▶ **SET TASK**
Leaving out the pictures, retype the lines from the beginning of the listing through the line containing "W, H = 925, 590".

▶ **DATA SHOWN**
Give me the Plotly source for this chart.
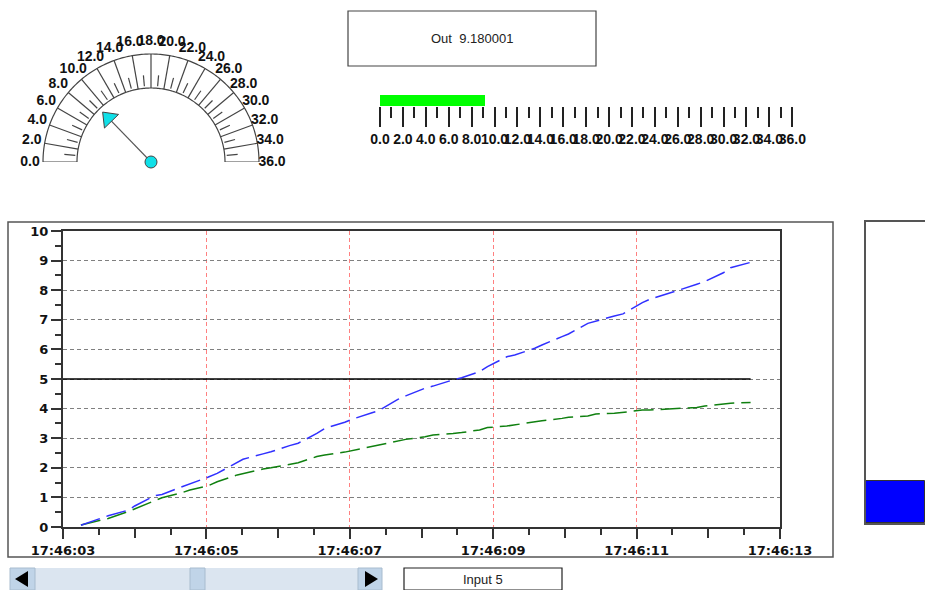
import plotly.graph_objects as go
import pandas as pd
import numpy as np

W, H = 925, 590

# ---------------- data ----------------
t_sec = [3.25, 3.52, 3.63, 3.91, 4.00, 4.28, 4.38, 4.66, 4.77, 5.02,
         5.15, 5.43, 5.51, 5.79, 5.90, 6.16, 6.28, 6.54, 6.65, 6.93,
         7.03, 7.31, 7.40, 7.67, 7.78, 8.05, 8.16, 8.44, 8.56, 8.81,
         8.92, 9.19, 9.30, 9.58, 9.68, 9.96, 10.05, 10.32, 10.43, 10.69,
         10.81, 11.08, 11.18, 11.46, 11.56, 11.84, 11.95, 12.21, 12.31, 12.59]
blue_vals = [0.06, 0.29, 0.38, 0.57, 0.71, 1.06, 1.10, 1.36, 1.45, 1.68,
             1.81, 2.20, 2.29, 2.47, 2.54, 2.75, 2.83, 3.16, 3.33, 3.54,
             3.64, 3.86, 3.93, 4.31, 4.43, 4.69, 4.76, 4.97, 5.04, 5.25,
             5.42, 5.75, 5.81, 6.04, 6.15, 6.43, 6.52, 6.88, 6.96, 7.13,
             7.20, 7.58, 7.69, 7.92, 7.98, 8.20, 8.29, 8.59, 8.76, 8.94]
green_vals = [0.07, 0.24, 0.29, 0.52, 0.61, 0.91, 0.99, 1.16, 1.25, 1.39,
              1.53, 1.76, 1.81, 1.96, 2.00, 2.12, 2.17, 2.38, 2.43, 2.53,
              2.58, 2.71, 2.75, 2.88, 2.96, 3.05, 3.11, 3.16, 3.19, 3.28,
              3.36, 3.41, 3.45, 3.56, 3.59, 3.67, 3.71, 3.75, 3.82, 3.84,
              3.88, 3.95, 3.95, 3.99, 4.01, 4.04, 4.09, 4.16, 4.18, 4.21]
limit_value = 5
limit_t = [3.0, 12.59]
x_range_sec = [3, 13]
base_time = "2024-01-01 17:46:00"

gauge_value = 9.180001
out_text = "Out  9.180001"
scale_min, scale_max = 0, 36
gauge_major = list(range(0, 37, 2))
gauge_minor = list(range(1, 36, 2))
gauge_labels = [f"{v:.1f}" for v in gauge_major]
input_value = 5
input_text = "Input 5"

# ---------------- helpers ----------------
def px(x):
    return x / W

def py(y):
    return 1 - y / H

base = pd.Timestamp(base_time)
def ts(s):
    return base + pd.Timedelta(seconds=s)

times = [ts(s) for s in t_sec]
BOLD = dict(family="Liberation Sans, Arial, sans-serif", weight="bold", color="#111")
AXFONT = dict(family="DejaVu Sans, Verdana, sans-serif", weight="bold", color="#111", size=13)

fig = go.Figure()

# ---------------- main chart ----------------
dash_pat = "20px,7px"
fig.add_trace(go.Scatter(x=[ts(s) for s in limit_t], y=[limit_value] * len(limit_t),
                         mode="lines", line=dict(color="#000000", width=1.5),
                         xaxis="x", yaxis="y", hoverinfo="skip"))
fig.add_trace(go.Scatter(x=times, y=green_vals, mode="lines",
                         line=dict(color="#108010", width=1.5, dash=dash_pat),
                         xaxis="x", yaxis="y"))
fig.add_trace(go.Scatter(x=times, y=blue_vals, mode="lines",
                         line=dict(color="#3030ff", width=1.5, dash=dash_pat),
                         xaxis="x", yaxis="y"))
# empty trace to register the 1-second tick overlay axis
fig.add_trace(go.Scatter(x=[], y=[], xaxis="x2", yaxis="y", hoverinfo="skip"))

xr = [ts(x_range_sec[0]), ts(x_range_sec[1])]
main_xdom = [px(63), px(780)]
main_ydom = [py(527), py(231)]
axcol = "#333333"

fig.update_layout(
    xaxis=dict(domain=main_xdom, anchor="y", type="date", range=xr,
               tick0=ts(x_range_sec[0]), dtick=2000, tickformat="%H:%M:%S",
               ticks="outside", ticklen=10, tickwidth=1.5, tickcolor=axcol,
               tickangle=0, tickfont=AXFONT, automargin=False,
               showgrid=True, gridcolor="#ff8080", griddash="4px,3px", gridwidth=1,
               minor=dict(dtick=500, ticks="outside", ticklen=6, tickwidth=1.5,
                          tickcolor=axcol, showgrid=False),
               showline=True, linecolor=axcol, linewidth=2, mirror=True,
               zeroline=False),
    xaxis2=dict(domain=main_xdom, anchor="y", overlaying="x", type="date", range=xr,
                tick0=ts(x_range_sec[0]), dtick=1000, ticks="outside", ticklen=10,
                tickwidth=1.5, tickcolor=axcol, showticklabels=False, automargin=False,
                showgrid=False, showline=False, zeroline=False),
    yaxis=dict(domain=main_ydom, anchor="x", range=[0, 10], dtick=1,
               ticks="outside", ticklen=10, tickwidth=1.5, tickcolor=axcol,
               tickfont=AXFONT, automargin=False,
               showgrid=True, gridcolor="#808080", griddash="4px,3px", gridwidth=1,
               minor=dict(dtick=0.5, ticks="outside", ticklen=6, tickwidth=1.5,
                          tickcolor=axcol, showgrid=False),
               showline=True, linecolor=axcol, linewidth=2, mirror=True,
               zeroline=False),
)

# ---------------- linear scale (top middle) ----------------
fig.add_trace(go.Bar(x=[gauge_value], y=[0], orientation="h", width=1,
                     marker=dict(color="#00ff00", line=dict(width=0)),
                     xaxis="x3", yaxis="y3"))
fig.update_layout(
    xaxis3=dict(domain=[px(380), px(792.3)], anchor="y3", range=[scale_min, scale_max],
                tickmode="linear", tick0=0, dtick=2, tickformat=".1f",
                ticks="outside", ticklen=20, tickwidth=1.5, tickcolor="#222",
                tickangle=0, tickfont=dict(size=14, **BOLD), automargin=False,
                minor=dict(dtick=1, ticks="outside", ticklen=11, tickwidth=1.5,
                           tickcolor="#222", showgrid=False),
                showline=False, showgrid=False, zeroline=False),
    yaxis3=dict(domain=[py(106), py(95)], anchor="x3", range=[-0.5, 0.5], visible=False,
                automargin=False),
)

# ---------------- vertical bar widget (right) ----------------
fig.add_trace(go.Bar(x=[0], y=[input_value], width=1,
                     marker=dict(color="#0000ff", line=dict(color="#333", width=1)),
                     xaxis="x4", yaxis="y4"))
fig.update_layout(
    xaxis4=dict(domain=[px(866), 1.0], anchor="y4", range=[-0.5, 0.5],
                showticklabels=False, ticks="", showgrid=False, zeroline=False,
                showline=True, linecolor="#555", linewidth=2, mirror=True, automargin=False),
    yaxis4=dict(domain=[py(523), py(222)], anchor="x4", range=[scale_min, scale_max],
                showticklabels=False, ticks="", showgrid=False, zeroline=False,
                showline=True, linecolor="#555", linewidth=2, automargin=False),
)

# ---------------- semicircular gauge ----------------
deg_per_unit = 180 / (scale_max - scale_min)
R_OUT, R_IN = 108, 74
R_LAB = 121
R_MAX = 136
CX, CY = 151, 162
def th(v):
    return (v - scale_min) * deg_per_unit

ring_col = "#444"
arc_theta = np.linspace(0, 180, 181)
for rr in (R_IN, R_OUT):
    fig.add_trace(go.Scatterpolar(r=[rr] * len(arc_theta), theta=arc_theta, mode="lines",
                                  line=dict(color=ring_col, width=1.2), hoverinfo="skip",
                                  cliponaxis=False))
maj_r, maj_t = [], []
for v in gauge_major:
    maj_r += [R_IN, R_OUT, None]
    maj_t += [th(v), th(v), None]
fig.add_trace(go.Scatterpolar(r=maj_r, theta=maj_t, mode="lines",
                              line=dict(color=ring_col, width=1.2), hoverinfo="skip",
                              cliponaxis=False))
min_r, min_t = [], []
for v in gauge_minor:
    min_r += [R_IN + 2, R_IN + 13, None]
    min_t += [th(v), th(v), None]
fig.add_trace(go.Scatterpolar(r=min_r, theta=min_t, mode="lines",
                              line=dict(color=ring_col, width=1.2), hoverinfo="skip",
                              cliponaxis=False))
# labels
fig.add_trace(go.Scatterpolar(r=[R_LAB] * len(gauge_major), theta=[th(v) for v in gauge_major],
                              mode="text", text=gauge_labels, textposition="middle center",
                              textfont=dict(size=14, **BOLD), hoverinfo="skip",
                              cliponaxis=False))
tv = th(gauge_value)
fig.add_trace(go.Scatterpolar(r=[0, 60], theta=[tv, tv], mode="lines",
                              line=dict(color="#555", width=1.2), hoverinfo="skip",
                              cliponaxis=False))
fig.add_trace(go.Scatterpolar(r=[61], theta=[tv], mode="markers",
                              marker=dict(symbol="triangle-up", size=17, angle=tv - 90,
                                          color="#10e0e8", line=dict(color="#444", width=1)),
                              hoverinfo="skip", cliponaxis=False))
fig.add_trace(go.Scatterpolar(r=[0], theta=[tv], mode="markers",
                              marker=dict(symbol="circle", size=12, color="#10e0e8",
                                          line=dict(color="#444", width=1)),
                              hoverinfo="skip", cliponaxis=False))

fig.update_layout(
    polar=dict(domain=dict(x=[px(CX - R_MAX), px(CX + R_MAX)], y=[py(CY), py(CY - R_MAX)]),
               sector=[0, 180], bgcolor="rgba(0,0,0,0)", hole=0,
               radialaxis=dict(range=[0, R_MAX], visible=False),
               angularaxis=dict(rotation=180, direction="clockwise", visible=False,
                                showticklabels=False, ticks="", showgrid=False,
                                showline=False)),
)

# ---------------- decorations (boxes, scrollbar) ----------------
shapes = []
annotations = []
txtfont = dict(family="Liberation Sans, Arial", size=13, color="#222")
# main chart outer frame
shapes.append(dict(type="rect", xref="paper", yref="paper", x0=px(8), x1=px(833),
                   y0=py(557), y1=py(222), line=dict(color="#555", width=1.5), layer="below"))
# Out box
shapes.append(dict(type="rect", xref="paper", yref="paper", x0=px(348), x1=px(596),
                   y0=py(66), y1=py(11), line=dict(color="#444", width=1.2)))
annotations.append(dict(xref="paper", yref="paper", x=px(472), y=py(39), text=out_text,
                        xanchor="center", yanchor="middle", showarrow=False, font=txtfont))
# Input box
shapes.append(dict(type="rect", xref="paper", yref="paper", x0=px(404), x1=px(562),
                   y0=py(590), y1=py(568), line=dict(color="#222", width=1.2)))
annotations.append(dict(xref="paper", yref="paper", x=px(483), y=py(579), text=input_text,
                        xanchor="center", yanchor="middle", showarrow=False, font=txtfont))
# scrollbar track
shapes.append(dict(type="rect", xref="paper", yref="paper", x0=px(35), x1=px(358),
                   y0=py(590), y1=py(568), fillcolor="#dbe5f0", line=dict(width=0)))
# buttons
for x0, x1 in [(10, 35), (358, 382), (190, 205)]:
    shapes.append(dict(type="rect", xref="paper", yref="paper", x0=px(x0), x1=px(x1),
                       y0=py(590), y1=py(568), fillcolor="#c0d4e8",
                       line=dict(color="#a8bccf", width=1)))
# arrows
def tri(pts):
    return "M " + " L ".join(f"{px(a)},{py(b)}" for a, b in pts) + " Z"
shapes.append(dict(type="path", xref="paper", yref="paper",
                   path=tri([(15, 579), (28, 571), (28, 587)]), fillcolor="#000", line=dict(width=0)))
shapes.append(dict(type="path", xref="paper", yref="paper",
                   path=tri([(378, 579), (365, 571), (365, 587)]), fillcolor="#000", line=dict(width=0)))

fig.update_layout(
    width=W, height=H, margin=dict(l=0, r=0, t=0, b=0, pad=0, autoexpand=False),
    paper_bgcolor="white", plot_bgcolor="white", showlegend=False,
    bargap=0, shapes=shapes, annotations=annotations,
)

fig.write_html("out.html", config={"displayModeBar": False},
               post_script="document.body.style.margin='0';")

▶ **RESPONSE FOR THIS EXERCISE**
Give me the Plotly source for this chart.
import plotly.graph_objects as go
import pandas as pd
import numpy as np

W, H = 925, 590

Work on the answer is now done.